Saturday, July 25, 2009
One Small Step for Man
I meant to take a minute this week and blog on the anniversary of the Apollo moon landing, but this week has been crazy busy. I am taking a break from the project that has kept me so busy and I’ll take a minute now and put my thoughts down for posterity.
If you weren’t cognizant in the 1960’s (I was for the last few years) you cannot fathom the effect of the moon landing on the nation. It was, quite literally, a different nation then. A large segment of the population had been born before the Wright Brothers first flight. A larger percentage had been born before Lindberg’s flight. A majority had been born before jet aircraft, and a vast majority had been born before man first slipped the surly bonds of earth and entered outer space.
And yet, here we were; walking on the moon. Even to the eight year old me, it was surreal.
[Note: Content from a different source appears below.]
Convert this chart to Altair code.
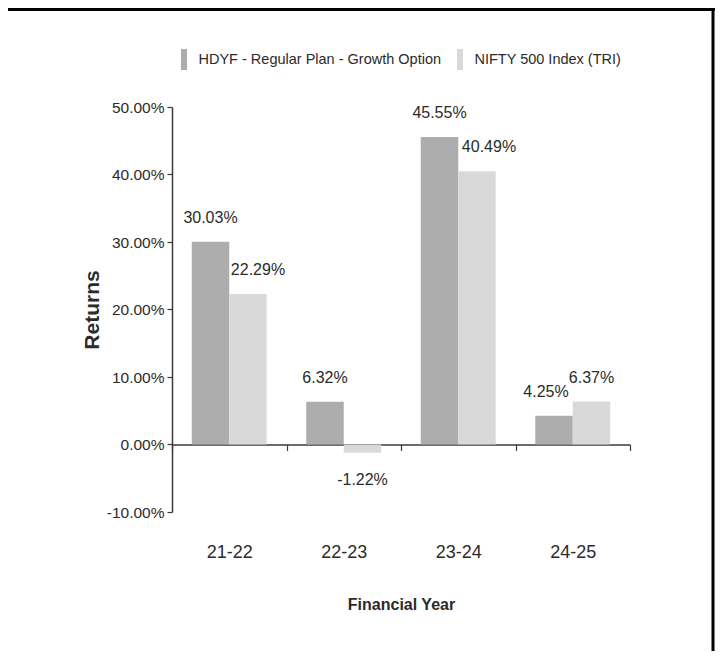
import altair as alt
import pandas as pd

years = ["21-22", "22-23", "23-24", "24-25"]
series = ["HDYF - Regular Plan - Growth Option", "NIFTY 500 Index (TRI)"]
hdyf = [30.03, 6.32, 45.55, 4.25]
nifty = [22.29, -1.22, 40.49, 6.37]
y_ticks = [-0.1, 0.0, 0.1, 0.2, 0.3, 0.4, 0.5]
colors = ["#adadad", "#d9d9d9"]

rows = []
for i, y in enumerate(years):
    for s, vals in zip(series, [hdyf, nifty]):
        v = vals[i]
        rows.append({"year": y, "series": s, "value": v / 100.0,
                     "label": f"{v:.2f}%", "key": f"{y}|{s}"})
df = pd.DataFrame(rows)

FONT = "Liberation Sans, Arial, Helvetica, sans-serif"
TXT = "#2b2b2b"

base = alt.Chart(df)

x_enc = alt.X("year:N", sort=years,
              scale=alt.Scale(paddingInner=0, paddingOuter=0),
              axis=alt.Axis(title="Financial Year", labelAngle=0, offset=-67.5,
                            tickBand="extent", tickSize=6, labelPadding=93,
                            titlePadding=35, labelFont=FONT, labelFontSize=18,
                            labelColor=TXT, titleFont=FONT, titleFontSize=16,
                            titleFontWeight="bold", titleColor=TXT,
                            domainColor="#3a3a3a", tickColor="#3a3a3a",
                            domainWidth=1.5, tickWidth=1.2))
xo_enc = alt.XOffset("series:N", sort=series,
                     scale=alt.Scale(paddingInner=0, paddingOuter=0.527))

bars = base.mark_bar().encode(
    x=x_enc,
    xOffset=xo_enc,
    y=alt.Y("value:Q",
            scale=alt.Scale(domain=[-0.1, 0.5], nice=False, zero=False),
            axis=alt.Axis(title="Returns", values=y_ticks, grid=False,
                          labelExpr="replace(format(datum.value, '.2%'), '\u2212', '-')",
                          tickSize=5, labelPadding=3, labelFont=FONT,
                          labelFontSize=15.5, labelColor=TXT,
                          titleFont=FONT,
                          titleFontSize=21, titleFontWeight="bold",
                          titleColor=TXT, titlePadding=4,
                          domainColor="#3a3a3a", tickColor="#3a3a3a",
                          domainWidth=1.5, tickWidth=1.2)),
    color=alt.Color("series:N", sort=series,
                    scale=alt.Scale(domain=series, range=colors),
                    legend=alt.Legend(title=None, orient="none", direction="horizontal",
                                      legendX=1.5, legendY=-58, padding=0,
                                      symbolType="M-0.286,-1H0.286V1H-0.286Z",
                                      symbolSize=441, symbolStrokeWidth=0,
                                      labelOffset=4, columnPadding=8,
                                      labelLimit=400,
                                      labelFont=FONT, labelFontSize=14.5,
                                      labelColor=TXT)),
)

text_common = dict(font=FONT, fontSize=16, color=TXT, baseline="middle", align="center")

def label_layer(cond, dy, dx=0):
    return base.transform_filter(cond).mark_text(dy=dy, dx=dx, **text_common).encode(
        x=alt.X("year:N", sort=years), xOffset=alt.XOffset("series:N", sort=series),
        y="value:Q", text="label:N")

pos_default = ("datum.value >= 0 && datum.key != '21-22|NIFTY 500 Index (TRI)'"
               " && datum.key != '23-24|NIFTY 500 Index (TRI)'"
               " && datum.key != '24-25|HDYF - Regular Plan - Growth Option'")
labels = alt.layer(
    label_layer(pos_default, -24),
    label_layer("datum.key == '21-22|NIFTY 500 Index (TRI)'", -24, 10),
    label_layer("datum.key == '23-24|NIFTY 500 Index (TRI)'", -24, 12),
    label_layer("datum.key == '24-25|HDYF - Regular Plan - Growth Option'", -24, -8),
    label_layer("datum.value < 0", 27),
)

frame_data = alt.Data(values=[{}])
top_rule = alt.Chart(frame_data).mark_rule(color="black", strokeWidth=3).encode(
    x=alt.value(-164), x2=alt.value(543), y=alt.value(-97.5))
right_rule = alt.Chart(frame_data).mark_rule(color="black", strokeWidth=3).encode(
    x=alt.value(541), y=alt.value(-99), y2=alt.value(545))

chart = alt.layer(bars, labels, top_rule, right_rule).properties(
    width=458, height=405,
    autosize=alt.AutoSizeParams(type="none"),
    padding={"left": 164, "top": 99, "right": 85, "bottom": 139},
).configure_view(stroke=None)

chart.save("out.html", embed_options={"renderer": "svg", "actions": False})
I don’t remember the lift-off of Apollo 11. I probably saw it, but rocketry was becoming fairly commonplace, and the lift off didn’t stick. But the moon landing; that stuck.
I was a hot July night, and I remember sitting on our front porch with my Dad. We had the black and white portable TV up on the wide brick porch rail and we sharing his porch lounger. And probably one of his beers. We used to watch TV on the porch a lot in the summer. I also remember watching Pete Rose knock Bob Fosse into the first row of seats at Riverfront Stadium on the same TV, on that same porch the next summer, just as we had watched the Democratic and Republican Conventions there the year before. But, I digress.
It still seems unreal, 40 years later, that we were watching a man step onto the surface of the moon. On LIVE TV. The idea that we could harness the industrial and scientific might of our country so that in less than a decade we could go from regularly having misfires on the launch pad to actual human space travel was mind boggling.
The United States has mobilized before, when we had to. The economy became a war machine pretty quickly in 1942. But this was for a peaceful purpose. And the moon race didn’t disrupt the entire economy. We still fought the war in Vietnam, still produced new cars and still consumed our normal production goods. And put a man on the moon.
40 years later my kids don’t seem as excited about space travel; probably because they will actually get to travel in space one day, and expect to. They’re all young, and they are starting to schedule space flights now for commercial travelers. In 20 years going into outer space for a vacation may be as common as a visit to Disneyland.
But 40 years ago, space was as unattainable as Heaven itself. Until Neil Armstrong took that one small step for man.
In later years we would drive cars and golf balls on the moon, and moon shots and space travel became routine. Instead of wall to wall coverage we had highlights at 6 o’clock. The first few space shuttle launches were special events, but by the time of the Challenger explosion they had become highlights on the news. On the slow news days.
But there was a time, 40 years ago, when the whole world watched as one man planted and saluted a flag. On the surface of the moon.